血管母细胞瘤是一种良性肿瘤,如果能手术全部切除,则完全治愈,如只能切除部分,则易复发。文中提到作者的血管母细肿瘤是囊实性的,这种类型肿瘤血供少,与脑细胞粘连不紧密,手术操作容易,效果也很好。全实性血管母细胞瘤,则血管丰富,手术中碰一下可能都会造成致死性的出血,除非术者有很高的把握,否则不要轻易手术,而且开刀前还需要做一个血管造影检查,看看哪些血管都参与供血,还需要把部分供血血管堵塞。

手术刀口设计在耳后方,是比较常用的刀口,一般在生发区域,这兼顾了美观效果,肿瘤切除后续头发长出后能盖住刀口。但为什么头部做手术,脖子会痛?因为手术时,患者的头是偏到一边去的,用头架固定。想像自己把头尽可能扭转,再被强行扭一下,用几个钉子固定,保持4~5个小时,就不难理解为什么脖子会痛了。切除小脑肿瘤后,高热的情况很常见,一般一周内会消退,如持续长时间高热,有可能是细菌入脑,这又是另一种灾难。

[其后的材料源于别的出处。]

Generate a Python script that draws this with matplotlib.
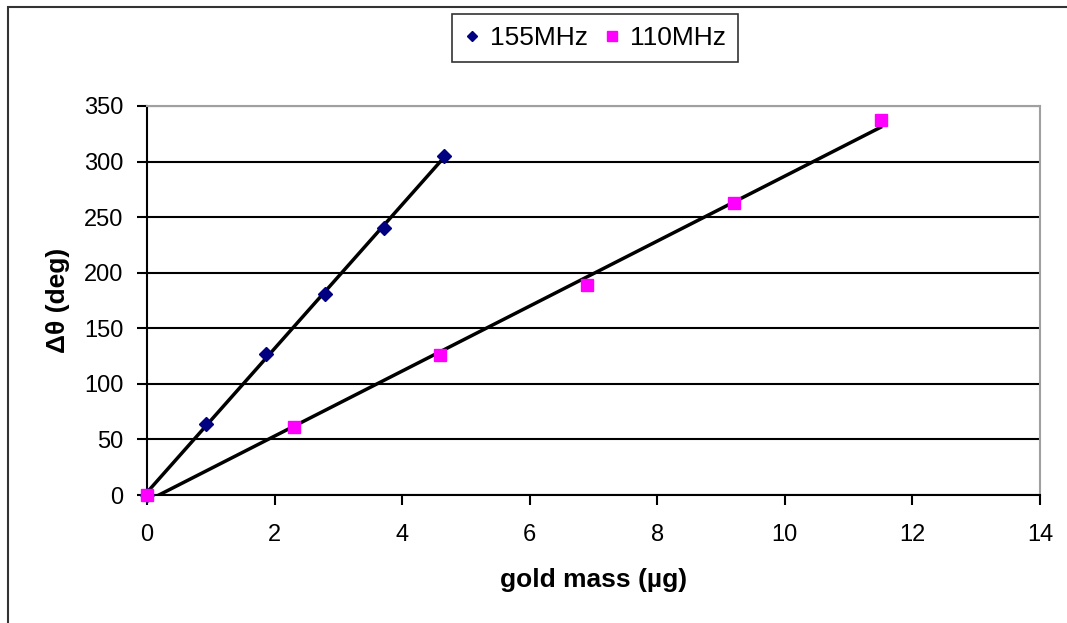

作者顺利做完手术,也拿到最终结果,一切似乎应该告一段落了吧?非也,如血管母细胞瘤只是单一存在,手术后定期复诊即可,若合并身体其他器官也长肿瘤,则可能得的是一种叫Von Hippel-Lindau syndrome(VHL综合征,林岛综合征)的病,这种病是一组多发的、多器官的良、恶性肿瘤综合征。VHL综合征患者的脑、脊髓、视网膜、胰腺、肾脏、肾上腺和附睾等器官都可能会长肿瘤,因此作者也需要检查上述的器官有无病变。有统计认为这种综合征患者平均寿命不超过49岁,而且有遗传风险,因而子女也应该做相应检查。

脑部是人类最重要的器官。脑肿瘤和脑血管病,是严重影响人类生命健康的疾病,早诊断、早治疗是减少疾病影响生活的重要手段。现有的体检项目大多是抽血化验、心电图、胸片、腹部彩超,很少有包括脑部检查的体检。我认为没有脑部检查的体检项目,已经远远达不到预防疾病的需要了。做一个磁共振能排除大多肿瘤病变,做一个血管检查,也能排除大多脑血管病,门诊就能做检查,费用在500~2000元,不知大家觉得贵不贵呢。

个人经历分享不构成诊疗建议,不能取代医生对特定患者的个体化判断,如有就诊需要请前往正规医院。